* Stated goal:
Images must not appear in your copy; reproduce every other part of the records exactly.

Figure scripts
--- start ---

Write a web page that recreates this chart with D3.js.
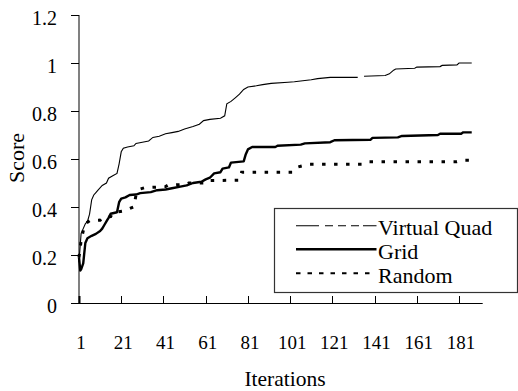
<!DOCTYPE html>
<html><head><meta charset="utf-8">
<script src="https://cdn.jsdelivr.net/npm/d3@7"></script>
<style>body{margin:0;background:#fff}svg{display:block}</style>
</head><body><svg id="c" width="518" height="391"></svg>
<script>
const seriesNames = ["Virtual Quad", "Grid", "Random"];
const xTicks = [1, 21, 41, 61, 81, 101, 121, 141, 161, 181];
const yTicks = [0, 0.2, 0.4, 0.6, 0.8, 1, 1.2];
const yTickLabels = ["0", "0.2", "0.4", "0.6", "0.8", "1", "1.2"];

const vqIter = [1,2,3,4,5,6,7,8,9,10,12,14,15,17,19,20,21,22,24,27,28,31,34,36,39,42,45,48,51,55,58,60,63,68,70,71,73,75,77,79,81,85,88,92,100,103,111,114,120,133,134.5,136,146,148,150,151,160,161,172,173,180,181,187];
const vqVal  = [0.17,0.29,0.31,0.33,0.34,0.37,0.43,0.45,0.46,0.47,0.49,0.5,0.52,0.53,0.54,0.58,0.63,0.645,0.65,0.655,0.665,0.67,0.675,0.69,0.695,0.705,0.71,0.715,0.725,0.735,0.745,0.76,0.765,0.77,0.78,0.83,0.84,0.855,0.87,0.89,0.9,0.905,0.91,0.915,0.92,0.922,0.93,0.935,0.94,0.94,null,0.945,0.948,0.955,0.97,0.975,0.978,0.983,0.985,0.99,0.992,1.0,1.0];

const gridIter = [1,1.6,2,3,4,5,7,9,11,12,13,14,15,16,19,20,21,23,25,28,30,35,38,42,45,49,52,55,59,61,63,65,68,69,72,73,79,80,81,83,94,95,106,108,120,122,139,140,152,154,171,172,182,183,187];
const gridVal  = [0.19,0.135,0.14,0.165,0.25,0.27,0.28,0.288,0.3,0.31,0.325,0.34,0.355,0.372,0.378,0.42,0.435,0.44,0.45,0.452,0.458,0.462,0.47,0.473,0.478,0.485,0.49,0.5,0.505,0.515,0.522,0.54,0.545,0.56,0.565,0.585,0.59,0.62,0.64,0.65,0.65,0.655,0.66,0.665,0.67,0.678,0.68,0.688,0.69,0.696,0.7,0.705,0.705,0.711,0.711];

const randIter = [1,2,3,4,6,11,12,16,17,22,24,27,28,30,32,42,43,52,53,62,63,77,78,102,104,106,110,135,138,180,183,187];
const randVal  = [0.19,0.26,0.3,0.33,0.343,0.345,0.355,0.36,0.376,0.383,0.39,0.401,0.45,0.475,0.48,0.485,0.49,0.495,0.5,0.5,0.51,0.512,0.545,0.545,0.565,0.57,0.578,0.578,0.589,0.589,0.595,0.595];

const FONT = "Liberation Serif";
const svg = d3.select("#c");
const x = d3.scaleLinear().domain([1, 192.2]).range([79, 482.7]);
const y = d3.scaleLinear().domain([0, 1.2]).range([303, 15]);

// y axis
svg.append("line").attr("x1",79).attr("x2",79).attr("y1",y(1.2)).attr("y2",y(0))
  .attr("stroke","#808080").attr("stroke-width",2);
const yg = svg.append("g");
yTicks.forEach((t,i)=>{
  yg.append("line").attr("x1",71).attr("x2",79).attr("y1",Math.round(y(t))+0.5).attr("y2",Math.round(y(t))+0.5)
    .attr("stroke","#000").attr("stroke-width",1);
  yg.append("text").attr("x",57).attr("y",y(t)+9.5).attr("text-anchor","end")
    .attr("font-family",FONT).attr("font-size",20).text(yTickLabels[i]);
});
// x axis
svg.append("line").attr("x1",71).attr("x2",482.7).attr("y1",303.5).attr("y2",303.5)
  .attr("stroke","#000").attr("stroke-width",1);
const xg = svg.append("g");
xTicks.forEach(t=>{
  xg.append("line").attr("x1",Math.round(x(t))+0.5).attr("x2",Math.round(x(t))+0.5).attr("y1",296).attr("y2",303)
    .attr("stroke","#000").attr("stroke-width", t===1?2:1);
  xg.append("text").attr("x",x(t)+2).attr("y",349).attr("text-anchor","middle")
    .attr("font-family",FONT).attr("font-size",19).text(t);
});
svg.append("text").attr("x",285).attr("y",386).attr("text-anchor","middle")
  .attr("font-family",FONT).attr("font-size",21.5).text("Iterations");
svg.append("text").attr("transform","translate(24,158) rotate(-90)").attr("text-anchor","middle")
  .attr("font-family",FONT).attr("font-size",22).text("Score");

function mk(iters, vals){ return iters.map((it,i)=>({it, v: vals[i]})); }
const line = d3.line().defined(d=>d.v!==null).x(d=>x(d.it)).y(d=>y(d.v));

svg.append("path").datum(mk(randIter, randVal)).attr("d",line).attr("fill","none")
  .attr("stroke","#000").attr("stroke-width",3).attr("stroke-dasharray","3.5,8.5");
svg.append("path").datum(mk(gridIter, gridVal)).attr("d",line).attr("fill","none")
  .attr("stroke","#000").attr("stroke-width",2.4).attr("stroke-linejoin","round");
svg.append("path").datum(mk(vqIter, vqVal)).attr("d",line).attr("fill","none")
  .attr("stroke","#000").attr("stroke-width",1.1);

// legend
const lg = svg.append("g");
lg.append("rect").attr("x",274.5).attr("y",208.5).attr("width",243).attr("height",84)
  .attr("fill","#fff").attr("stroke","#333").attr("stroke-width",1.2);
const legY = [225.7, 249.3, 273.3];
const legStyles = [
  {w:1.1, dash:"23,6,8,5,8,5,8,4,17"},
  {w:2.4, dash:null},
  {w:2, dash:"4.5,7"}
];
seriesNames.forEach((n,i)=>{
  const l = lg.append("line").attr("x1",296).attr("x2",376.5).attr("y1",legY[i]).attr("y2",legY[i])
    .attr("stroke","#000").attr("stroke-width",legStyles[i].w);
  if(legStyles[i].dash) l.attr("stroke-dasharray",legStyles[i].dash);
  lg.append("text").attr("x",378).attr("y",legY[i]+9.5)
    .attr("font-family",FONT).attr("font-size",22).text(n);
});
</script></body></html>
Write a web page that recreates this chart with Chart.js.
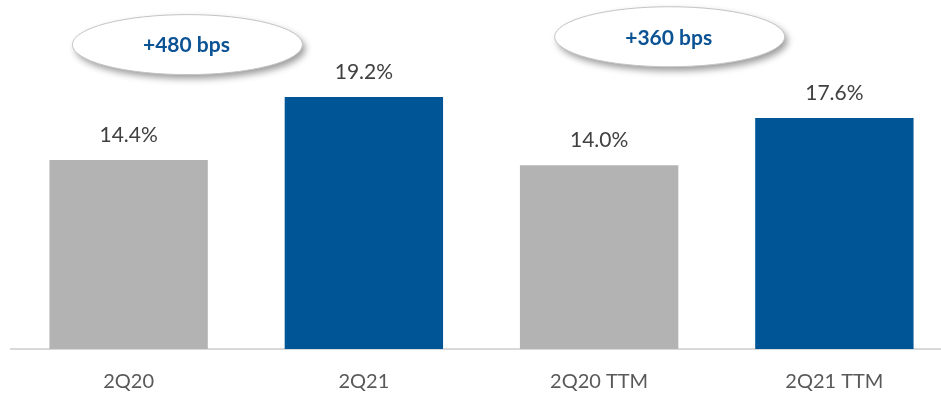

--- end ---

* Complete output:
Write a web page that recreates this chart with D3.js.
<!DOCTYPE html>
<html><head><meta charset="utf-8">
<script src="https://cdn.jsdelivr.net/npm/d3@7"></script>
<style>body{margin:0;background:#fff}svg{display:block}</style>
</head><body><svg id="c" width="518" height="391"></svg>
<script>
const seriesNames = ["Virtual Quad", "Grid", "Random"];
const xTicks = [1, 21, 41, 61, 81, 101, 121, 141, 161, 181];
const yTicks = [0, 0.2, 0.4, 0.6, 0.8, 1, 1.2];
const yTickLabels = ["0", "0.2", "0.4", "0.6", "0.8", "1", "1.2"];

const vqIter = [1,2,3,4,5,6,7,8,9,10,12,14,15,17,19,20,21,22,24,27,28,31,34,36,39,42,45,48,51,55,58,60,63,68,70,71,73,75,77,79,81,85,88,92,100,103,111,114,120,133,134.5,136,146,148,150,151,160,161,172,173,180,181,187];
const vqVal  = [0.17,0.29,0.31,0.33,0.34,0.37,0.43,0.45,0.46,0.47,0.49,0.5,0.52,0.53,0.54,0.58,0.63,0.645,0.65,0.655,0.665,0.67,0.675,0.69,0.695,0.705,0.71,0.715,0.725,0.735,0.745,0.76,0.765,0.77,0.78,0.83,0.84,0.855,0.87,0.89,0.9,0.905,0.91,0.915,0.92,0.922,0.93,0.935,0.94,0.94,null,0.945,0.948,0.955,0.97,0.975,0.978,0.983,0.985,0.99,0.992,1.0,1.0];

const gridIter = [1,1.6,2,3,4,5,7,9,11,12,13,14,15,16,19,20,21,23,25,28,30,35,38,42,45,49,52,55,59,61,63,65,68,69,72,73,79,80,81,83,94,95,106,108,120,122,139,140,152,154,171,172,182,183,187];
const gridVal  = [0.19,0.135,0.14,0.165,0.25,0.27,0.28,0.288,0.3,0.31,0.325,0.34,0.355,0.372,0.378,0.42,0.435,0.44,0.45,0.452,0.458,0.462,0.47,0.473,0.478,0.485,0.49,0.5,0.505,0.515,0.522,0.54,0.545,0.56,0.565,0.585,0.59,0.62,0.64,0.65,0.65,0.655,0.66,0.665,0.67,0.678,0.68,0.688,0.69,0.696,0.7,0.705,0.705,0.711,0.711];

const randIter = [1,2,3,4,6,11,12,16,17,22,24,27,28,30,32,42,43,52,53,62,63,77,78,102,104,106,110,135,138,180,183,187];
const randVal  = [0.19,0.26,0.3,0.33,0.343,0.345,0.355,0.36,0.376,0.383,0.39,0.401,0.45,0.475,0.48,0.485,0.49,0.495,0.5,0.5,0.51,0.512,0.545,0.545,0.565,0.57,0.578,0.578,0.589,0.589,0.595,0.595];

const FONT = "Liberation Serif";
const svg = d3.select("#c");
const x = d3.scaleLinear().domain([1, 192.2]).range([79, 482.7]);
const y = d3.scaleLinear().domain([0, 1.2]).range([303, 15]);

// y axis
svg.append("line").attr("x1",79).attr("x2",79).attr("y1",y(1.2)).attr("y2",y(0))
  .attr("stroke","#808080").attr("stroke-width",2);
const yg = svg.append("g");
yTicks.forEach((t,i)=>{
  yg.append("line").attr("x1",71).attr("x2",79).attr("y1",Math.round(y(t))+0.5).attr("y2",Math.round(y(t))+0.5)
    .attr("stroke","#000").attr("stroke-width",1);
  yg.append("text").attr("x",57).attr("y",y(t)+9.5).attr("text-anchor","end")
    .attr("font-family",FONT).attr("font-size",20).text(yTickLabels[i]);
});
// x axis
svg.append("line").attr("x1",71).attr("x2",482.7).attr("y1",303.5).attr("y2",303.5)
  .attr("stroke","#000").attr("stroke-width",1);
const xg = svg.append("g");
xTicks.forEach(t=>{
  xg.append("line").attr("x1",Math.round(x(t))+0.5).attr("x2",Math.round(x(t))+0.5).attr("y1",296).attr("y2",303)
    .attr("stroke","#000").attr("stroke-width", t===1?2:1);
  xg.append("text").attr("x",x(t)+2).attr("y",349).attr("text-anchor","middle")
    .attr("font-family",FONT).attr("font-size",19).text(t);
});
svg.append("text").attr("x",285).attr("y",386).attr("text-anchor","middle")
  .attr("font-family",FONT).attr("font-size",21.5).text("Iterations");
svg.append("text").attr("transform","translate(24,158) rotate(-90)").attr("text-anchor","middle")
  .attr("font-family",FONT).attr("font-size",22).text("Score");

function mk(iters, vals){ return iters.map((it,i)=>({it, v: vals[i]})); }
const line = d3.line().defined(d=>d.v!==null).x(d=>x(d.it)).y(d=>y(d.v));

svg.append("path").datum(mk(randIter, randVal)).attr("d",line).attr("fill","none")
  .attr("stroke","#000").attr("stroke-width",3).attr("stroke-dasharray","3.5,8.5");
svg.append("path").datum(mk(gridIter, gridVal)).attr("d",line).attr("fill","none")
  .attr("stroke","#000").attr("stroke-width",2.4).attr("stroke-linejoin","round");
svg.append("path").datum(mk(vqIter, vqVal)).attr("d",line).attr("fill","none")
  .attr("stroke","#000").attr("stroke-width",1.1);

// legend
const lg = svg.append("g");
lg.append("rect").attr("x",274.5).attr("y",208.5).attr("width",243).attr("height",84)
  .attr("fill","#fff").attr("stroke","#333").attr("stroke-width",1.2);
const legY = [225.7, 249.3, 273.3];
const legStyles = [
  {w:1.1, dash:"23,6,8,5,8,5,8,4,17"},
  {w:2.4, dash:null},
  {w:2, dash:"4.5,7"}
];
seriesNames.forEach((n,i)=>{
  const l = lg.append("line").attr("x1",296).attr("x2",376.5).attr("y1",legY[i]).attr("y2",legY[i])
    .attr("stroke","#000").attr("stroke-width",legStyles[i].w);
  if(legStyles[i].dash) l.attr("stroke-dasharray",legStyles[i].dash);
  lg.append("text").attr("x",378).attr("y",legY[i]+9.5)
    .attr("font-family",FONT).attr("font-size",22).text(n);
});
</script></body></html>
Write a web page that recreates this chart with Chart.js.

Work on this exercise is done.